1. Excessive deductions being claimed for holiday homes

Remember deductions can only be claimed for the periods the property is rented out or is genuinely available for rent.

Further, deductions should also be limited to the amount of income earned by the landlord when the property is rented to family or friends below market rates. The following case study from the Tax Office warns of deductions potentially being disallowed when taxpayers do not limit their deductions to the amount of income they earn from such an arrangement.

“The taxpayer rented the home to family and friends during the year at less than market rate. They also provided us with a brochure about the property but the only place the brochure was distributed was at their business premises, which did not have a large clientele. The nightly rent advertised was much higher than that of surrounding properties, and the pattern of income did not match the advertised rate, or the requirement for a five-night minimum stay. The deductions in this case were limited to the amount earned from family and friends because realistic efforts to let the property were not made – rather, the property was mainly for the taxpayer’s personal use. This meant the taxpayer had to pay more tax and a penalty was imposed.”

2. Husbands and wives inappropriately splitting rental income and deductions for jointly owned properties

The Tax Office has also found instances where husband and wife jointly own a property but split the income and deductions unequally to get a tax advantage for the highest income earner.

“Some people have even included in the income in the low income earner’s returns and the deductions in the high income earner’s returns,” the Tax Office said. “These types of arrangements attract higher penalties where we believe they have been done deliberately.”

3. Claims for repairs and maintenance shortly after a property was purchased

The ATO is also concerned with repairs and maintenance costs incurred by a landlord shortly after the property is purchased. These are commonly referred to as “initial repairs” and are generally capital account and therefore not deductible.

The following from the Tax Office illustrates a typical scenario:

“A taxpayer recently claimed repairs and maintenance for a newly acquired rental property which was significantly improved upon purchase. The taxpayer provided an invoice from an interior developer for the “refurbishment” of the property. Further documentation detailed the scope of the refurbishment that included completely stripping the property and replacing old fixtures and fittings with new. The large repairs and maintenance claim was disallowed because initial repairs and improvements to a property are not deductible.”
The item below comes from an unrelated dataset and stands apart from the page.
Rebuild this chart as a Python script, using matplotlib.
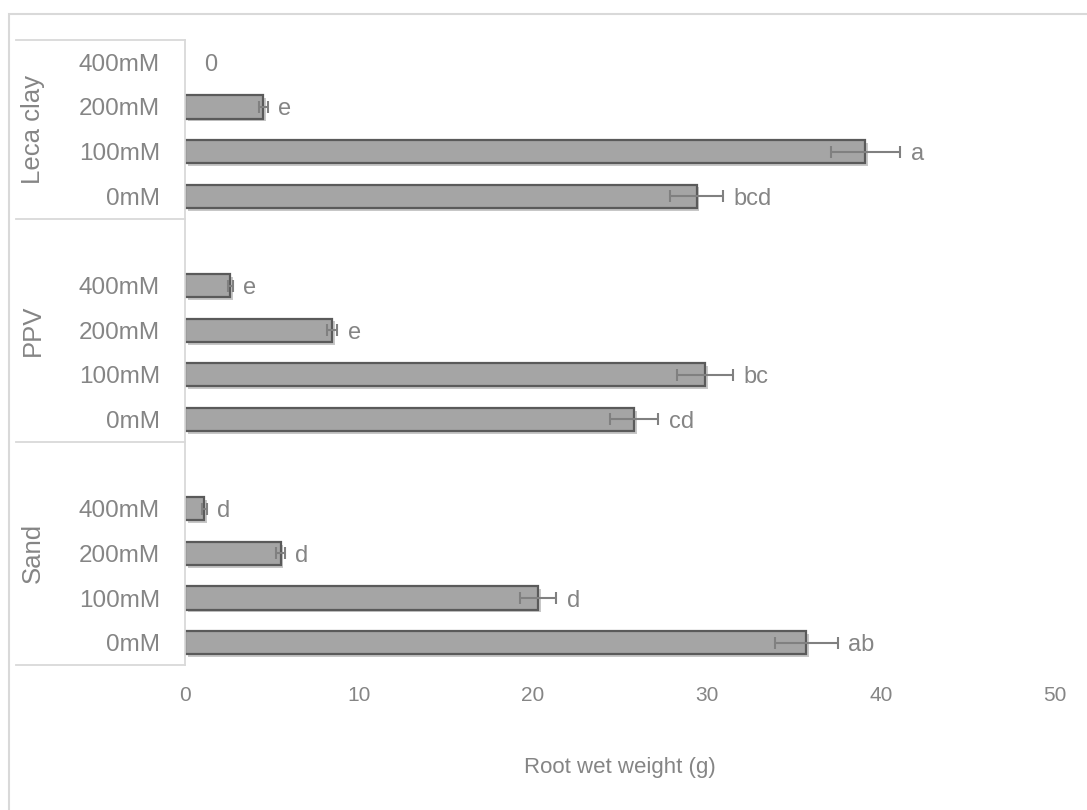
import numpy as np
import matplotlib
matplotlib.use('Agg')
import matplotlib.pyplot as plt
import matplotlib.patheffects as pe
from matplotlib.patches import Rectangle

# groups from bottom to top, as they sit on the chart
groups = ['Sand', 'PPV', 'Leca clay']
doses = ['0mM', '100mM', '200mM', '400mM']

sand = [35.7, 20.3, 5.5, 1.1]
sand_err = [1.8, 1.05, 0.25, 0.15]
sand_let = ['ab', 'd', 'd', 'd']

ppv = [25.8, 29.9, 8.45, 2.6]
ppv_err = [1.4, 1.6, 0.3, 0.15]
ppv_let = ['cd', 'bc', 'e', 'e']

leca = [29.4, 39.1, 4.5, 0.0]
leca_err = [1.5, 2.0, 0.25, 0.0]
leca_let = ['bcd', 'a', 'e', '0']

vals = [sand, ppv, leca]
errs = [sand_err, ppv_err, leca_err]
lets = [sand_let, ppv_let, leca_let]

plt.rcParams['font.family'] = ['Liberation Sans', 'DejaVu Sans']
grey = '#858585'

fig = plt.figure(figsize=(10.87, 8.10), dpi=100)
W, H = 1087, 810
ax = fig.add_axes([185 / W, 1 - 665 / H, 870 / W, 625 / H])

# slot layout: each group has its 4 doses, lower groups get a blank slot on top
pos, ylabels, xs, es, ls = [], [], [], [], []
spans = []
p = 0
for gi, g in enumerate(groups):
    start = p - 0.5
    for di, d in enumerate(doses):
        pos.append(p)
        ylabels.append(d)
        xs.append(vals[gi][di])
        es.append(errs[gi][di])
        ls.append(lets[gi][di])
        p += 1
    if gi < len(groups) - 1:
        p += 1
    spans.append((start, p - 0.5))

pos = np.array(pos)
xs = np.array(xs)
es = np.array(es)
nz = xs > 0

shadow = [pe.SimplePatchShadow(offset=(2, -2), shadow_rgbFace='#000000', alpha=0.22), pe.Normal()]
ax.barh(pos[nz], xs[nz], height=0.52, color='#a5a5a5', edgecolor='#5a5a5a', linewidth=1.6,
        path_effects=shadow, zorder=2)
ax.errorbar(xs[nz], pos[nz], xerr=es[nz], fmt='none', ecolor='#808080', elinewidth=1.5,
            capsize=4, capthick=1.5, zorder=3)

for x, e, y, t in zip(xs, es, pos, ls):
    pad = 0.6 if x > 0 else 1.1
    ax.text(x + e + pad, y, t, ha='left', va='center_baseline', fontsize=17, color=grey)

ax.set_xlim(0, 50)
ax.set_ylim(-0.5, p - 0.5)
ax.set_xticks(np.arange(0, 51, 10))
ax.tick_params(axis='x', length=0, labelsize=15, labelcolor=grey, pad=15)
ax.set_yticks(pos)
ax.set_yticklabels(ylabels)
ax.tick_params(axis='y', length=0, labelsize=17.5, labelcolor=grey, pad=18)

for s in ['top', 'right', 'bottom']:
    ax.spines[s].set_visible(False)
ax.spines['left'].set_color('#d9d9d9')
ax.spines['left'].set_linewidth(1.3)

ax.set_xlabel('Root wet weight (g)', fontsize=16, color=grey)
ax.xaxis.set_label_coords(0.5, -(768 - 665) / 625)
ax.xaxis.label.set_va('center')

# category boxes on the left
ytrans = ax.get_yaxis_transform()
x_left = (16 - 185) / 870
edges = sorted(set([s[0] for s in spans] + [s[1] for s in spans]))
for yv in edges:
    ax.plot([x_left, 0], [yv, yv], color='#d9d9d9', lw=1.3, transform=ytrans, clip_on=False)
for g, (a, b) in zip(groups, spans):
    ax.text((33 - 185) / 870, (a + b) / 2, g, rotation=90, ha='center', va='center',
            fontsize=18.5, color=grey, transform=ytrans)

# outer chart border
fig.patches.append(Rectangle((9 / W, -0.1), 1.2, 1 - 14 / H + 0.1, transform=fig.transFigure,
                             fill=False, edgecolor='#d9d9d9', linewidth=1.5))

fig.savefig('out.png', dpi=100)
4. Interest deduction being claimed for the private portion of loans

Interest expenses incurred with respect to a rental property are only deductible to the extent that the property is being used to produce rental income. Any interest expense referable to any private use of property is non-deductible.

“Say you live privately in a two-storey house on the Gold Coast. Both storeys are suitable for living – they have kitchens, bathrooms, etc. – and you decide to lease the empty top storey to students studying at a university nearby while you continue to live on the bottom floor. If you rent out 50% of your house – top floor – to the students, you can only claim 50% off the interest expenses on your mortgage and other relevant expenses. What you can’t do is claim 100% of the expenses on that house.”

It is vital that taxpayers with rental property interests get their deductions and expense claims right – if they don’t, whether by error or by design, they may face harsh penalties.